Mais attendez un peu ! Les Européens ne sont-ils pas tous en train de manifester dans les rues ? Comment peuvent-ils être plus optimistes que leurs camarades américains ? Les Grecs ne sont-ils pas en train d’enflammer des bâtiments ? Les Espagnols n’ont-ils pas le poing levé ? Le gouvernement hongrois ne vient-il pas de révéler que l’économie de son pays est dans une "situation très grave" ? David Cameron, le nouveau Premier ministre britannique, ne vient-il pas d’annoncer que les problèmes du Royaume-Uni étaient "plus sérieux que ce qu’on pensait" ? C’est sans parler des Italiens et des Irlandais, des Slovènes, des Roumains et des Portugais. Et ceux-là aussi sont deux fois plus positifs que les Américains ? Où sont donc leur tristesse et leur mélancolie ?

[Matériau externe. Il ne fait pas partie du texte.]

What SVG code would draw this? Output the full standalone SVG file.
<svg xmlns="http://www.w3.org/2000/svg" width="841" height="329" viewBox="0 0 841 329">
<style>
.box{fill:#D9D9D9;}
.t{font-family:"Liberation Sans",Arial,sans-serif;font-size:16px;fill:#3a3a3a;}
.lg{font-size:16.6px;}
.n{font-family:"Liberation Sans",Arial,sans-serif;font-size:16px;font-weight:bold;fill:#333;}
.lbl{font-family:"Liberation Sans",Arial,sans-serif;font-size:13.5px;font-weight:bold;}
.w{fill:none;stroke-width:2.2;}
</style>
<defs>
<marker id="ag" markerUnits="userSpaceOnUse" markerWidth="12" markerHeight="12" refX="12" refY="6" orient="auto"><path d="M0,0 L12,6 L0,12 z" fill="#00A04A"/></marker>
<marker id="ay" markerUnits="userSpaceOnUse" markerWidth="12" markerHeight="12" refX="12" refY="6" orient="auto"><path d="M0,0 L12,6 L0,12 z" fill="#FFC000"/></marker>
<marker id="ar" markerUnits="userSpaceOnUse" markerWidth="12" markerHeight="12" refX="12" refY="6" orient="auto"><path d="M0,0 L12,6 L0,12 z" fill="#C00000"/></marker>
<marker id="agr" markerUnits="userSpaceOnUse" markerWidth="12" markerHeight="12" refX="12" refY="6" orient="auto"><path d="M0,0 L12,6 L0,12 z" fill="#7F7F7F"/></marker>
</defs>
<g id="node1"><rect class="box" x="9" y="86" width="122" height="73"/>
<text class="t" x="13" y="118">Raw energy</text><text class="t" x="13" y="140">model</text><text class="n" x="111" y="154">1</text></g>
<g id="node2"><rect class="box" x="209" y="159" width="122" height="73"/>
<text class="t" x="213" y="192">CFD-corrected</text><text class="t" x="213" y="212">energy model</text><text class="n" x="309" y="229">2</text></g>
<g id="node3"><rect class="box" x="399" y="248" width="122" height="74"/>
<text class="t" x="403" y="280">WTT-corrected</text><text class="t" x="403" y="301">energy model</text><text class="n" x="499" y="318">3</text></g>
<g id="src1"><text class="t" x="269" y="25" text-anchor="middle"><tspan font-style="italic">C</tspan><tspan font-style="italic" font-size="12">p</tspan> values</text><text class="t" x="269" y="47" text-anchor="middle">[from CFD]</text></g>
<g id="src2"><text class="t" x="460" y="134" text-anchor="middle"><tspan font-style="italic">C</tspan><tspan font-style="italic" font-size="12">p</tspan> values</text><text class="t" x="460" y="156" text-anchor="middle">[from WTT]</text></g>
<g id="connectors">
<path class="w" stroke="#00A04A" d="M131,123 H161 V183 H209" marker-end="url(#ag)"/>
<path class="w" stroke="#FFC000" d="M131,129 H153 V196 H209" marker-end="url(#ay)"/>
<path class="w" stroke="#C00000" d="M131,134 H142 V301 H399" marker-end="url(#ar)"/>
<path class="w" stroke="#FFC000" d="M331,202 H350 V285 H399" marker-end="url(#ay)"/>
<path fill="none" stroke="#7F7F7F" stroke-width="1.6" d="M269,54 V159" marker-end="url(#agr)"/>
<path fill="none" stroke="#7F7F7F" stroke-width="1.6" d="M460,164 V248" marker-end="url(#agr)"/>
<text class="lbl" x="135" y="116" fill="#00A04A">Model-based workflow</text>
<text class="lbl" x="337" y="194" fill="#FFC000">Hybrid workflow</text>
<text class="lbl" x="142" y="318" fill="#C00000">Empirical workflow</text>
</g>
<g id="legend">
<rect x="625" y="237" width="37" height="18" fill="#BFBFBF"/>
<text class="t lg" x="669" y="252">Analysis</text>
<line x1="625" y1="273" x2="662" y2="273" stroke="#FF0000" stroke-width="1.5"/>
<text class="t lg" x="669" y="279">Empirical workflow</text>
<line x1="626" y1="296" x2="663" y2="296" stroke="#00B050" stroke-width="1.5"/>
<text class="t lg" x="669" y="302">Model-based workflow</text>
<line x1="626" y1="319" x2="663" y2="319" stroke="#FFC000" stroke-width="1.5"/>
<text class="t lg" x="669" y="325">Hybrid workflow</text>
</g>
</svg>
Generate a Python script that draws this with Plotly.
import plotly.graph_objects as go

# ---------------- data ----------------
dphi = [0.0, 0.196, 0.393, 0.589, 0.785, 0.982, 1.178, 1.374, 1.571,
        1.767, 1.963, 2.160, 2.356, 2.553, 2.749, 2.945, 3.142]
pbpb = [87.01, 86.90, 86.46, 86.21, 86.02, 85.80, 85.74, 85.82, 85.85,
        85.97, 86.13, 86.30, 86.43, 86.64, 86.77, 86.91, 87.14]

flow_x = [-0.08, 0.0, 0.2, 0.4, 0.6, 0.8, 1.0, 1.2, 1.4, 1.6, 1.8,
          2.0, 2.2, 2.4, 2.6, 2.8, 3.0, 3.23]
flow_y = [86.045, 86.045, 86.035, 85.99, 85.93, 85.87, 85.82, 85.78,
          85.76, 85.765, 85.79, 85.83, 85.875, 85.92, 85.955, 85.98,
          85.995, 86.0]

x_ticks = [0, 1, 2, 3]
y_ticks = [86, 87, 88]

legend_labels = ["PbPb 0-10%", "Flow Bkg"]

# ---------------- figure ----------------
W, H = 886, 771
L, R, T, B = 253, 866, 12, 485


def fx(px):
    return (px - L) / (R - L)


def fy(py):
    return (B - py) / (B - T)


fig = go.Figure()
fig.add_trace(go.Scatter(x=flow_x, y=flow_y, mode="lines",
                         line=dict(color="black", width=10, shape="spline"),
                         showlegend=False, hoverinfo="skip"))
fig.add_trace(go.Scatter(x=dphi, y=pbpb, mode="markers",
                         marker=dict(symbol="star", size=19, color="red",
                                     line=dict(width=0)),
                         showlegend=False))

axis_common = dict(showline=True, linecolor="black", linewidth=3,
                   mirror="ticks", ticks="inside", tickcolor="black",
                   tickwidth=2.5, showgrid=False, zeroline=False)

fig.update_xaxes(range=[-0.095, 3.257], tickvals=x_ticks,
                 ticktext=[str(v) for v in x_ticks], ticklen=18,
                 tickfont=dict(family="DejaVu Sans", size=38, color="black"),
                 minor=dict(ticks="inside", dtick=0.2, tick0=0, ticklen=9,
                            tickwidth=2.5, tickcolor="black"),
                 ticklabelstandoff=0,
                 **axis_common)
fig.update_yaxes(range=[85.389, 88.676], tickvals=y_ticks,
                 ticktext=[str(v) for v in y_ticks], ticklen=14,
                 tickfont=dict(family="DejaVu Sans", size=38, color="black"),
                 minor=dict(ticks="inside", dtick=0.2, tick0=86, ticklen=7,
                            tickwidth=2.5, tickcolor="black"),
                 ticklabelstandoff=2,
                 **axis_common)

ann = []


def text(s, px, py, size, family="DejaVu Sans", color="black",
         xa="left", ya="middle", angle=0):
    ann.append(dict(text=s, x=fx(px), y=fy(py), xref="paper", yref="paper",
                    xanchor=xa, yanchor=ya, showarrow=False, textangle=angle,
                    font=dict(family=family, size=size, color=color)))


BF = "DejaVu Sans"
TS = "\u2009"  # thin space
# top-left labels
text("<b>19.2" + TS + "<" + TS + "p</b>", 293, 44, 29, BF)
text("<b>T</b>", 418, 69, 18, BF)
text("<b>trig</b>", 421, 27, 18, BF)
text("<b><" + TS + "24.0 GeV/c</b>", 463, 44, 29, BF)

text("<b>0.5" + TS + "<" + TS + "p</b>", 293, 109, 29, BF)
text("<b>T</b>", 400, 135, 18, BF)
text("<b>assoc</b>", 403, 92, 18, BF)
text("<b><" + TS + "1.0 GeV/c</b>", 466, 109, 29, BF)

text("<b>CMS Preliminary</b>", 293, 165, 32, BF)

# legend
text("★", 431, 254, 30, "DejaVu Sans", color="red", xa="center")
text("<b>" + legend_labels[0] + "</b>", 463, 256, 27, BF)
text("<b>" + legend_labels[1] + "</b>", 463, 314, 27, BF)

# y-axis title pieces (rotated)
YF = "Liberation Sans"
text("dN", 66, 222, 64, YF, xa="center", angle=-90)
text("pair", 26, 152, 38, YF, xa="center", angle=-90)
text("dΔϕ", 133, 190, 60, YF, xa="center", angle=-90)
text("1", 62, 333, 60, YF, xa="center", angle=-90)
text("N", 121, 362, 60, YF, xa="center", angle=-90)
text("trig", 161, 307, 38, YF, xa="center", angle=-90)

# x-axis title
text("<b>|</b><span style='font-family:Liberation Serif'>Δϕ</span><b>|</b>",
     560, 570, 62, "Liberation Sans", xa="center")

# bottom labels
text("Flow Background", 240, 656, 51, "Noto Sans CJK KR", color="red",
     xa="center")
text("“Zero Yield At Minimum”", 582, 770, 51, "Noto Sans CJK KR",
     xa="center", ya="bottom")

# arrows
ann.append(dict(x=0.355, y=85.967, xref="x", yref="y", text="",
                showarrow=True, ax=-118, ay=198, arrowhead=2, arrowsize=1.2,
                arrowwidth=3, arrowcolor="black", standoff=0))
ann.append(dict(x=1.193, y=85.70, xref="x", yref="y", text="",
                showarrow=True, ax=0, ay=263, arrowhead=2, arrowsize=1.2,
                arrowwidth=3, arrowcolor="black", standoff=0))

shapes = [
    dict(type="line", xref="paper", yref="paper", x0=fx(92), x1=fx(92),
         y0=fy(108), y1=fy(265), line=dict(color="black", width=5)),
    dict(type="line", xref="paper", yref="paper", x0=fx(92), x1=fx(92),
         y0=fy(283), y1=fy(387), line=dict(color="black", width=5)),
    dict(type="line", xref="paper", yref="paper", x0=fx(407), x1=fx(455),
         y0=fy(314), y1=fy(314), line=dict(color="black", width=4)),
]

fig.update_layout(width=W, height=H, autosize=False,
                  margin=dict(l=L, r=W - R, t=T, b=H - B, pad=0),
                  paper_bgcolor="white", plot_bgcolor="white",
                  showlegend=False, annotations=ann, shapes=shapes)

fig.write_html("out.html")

Se pourrait-il que les investisseurs américains soient simplement mieux informés que ceux qui vivent de l’autre côté de l’océan ? Ou que les gens ne savent tout bonnement pas de quoi ils parlent ? Votre chroniqueur n’en sait rien. Bien souvent, un homme trop confiant se fait étaler dès le premier round… et les sentiments ne paient pas les factures.

▪ Néanmoins, nous savons que personne ne peut se faire un chemin vers la prospérité en dépensant tout ce qu’il possède, que ce soit un investisseur particulier, une entreprise ou un Etat souverain avec un Keynésien enthousiaste à la barre. Les dettes doivent toujours être remboursées… ou déclarées en défaut de paiement. "Tout ce qui monte"…

Peu importe la solidité des lois de la gravité, toutefois : il y aura toujours des hommes pour tenter de les bouleverser. Les parachutistes les appellent les "perdus ". Les politiciens les appellent les "économistes des temps modernes".

Ben Bernanke est un de ces hommes. Quand on lui a demandé si l’économie américaine risquait de traverser une récession en double creux, Bernanke a répondu : "je pense que nous allons avoir une reprise continue, [mais] elle ne sera pas terrible".

D’après ce que nous avons vu, M. Bernanke s’est complètement planté. Il pense que l’économie se remet. C’est faux. Il voit un renouveau de l’enthousiasme parmi les consommateurs (un enthousiasme qui serait au mieux, suspect, et au pire, sur le déclin) comme autant de briques sur la route vers une terre promise.

"Pour l’instant, [cette année] les nouvelles sont plutôt bonnes", a-t-il dit. "Nous avons vu les consommateurs revenir". Mais les consommateurs ne reviennent pas, du moins pas de manière durable. Les salaires baissent. Les salariés voient leur nombre d’heures réduit. Le crédit se contracte. Et même si les consommateurs revenaient, qu’est ce qu’ils pourraient bien dépenser ? Ils n’ont pas d’argent ! Ensuite, les dettes privées d’autrefois n’ont pas été remboursées ; elles ont simplement été rassemblées et jetées dans les registres publics. Ce sont toujours les mêmes dettes, mais elles sont plus importantes maintenant, et menacent d’entraîner dans l’abysse des pays entiers, et non plus seulement des institutions privées mal gérées.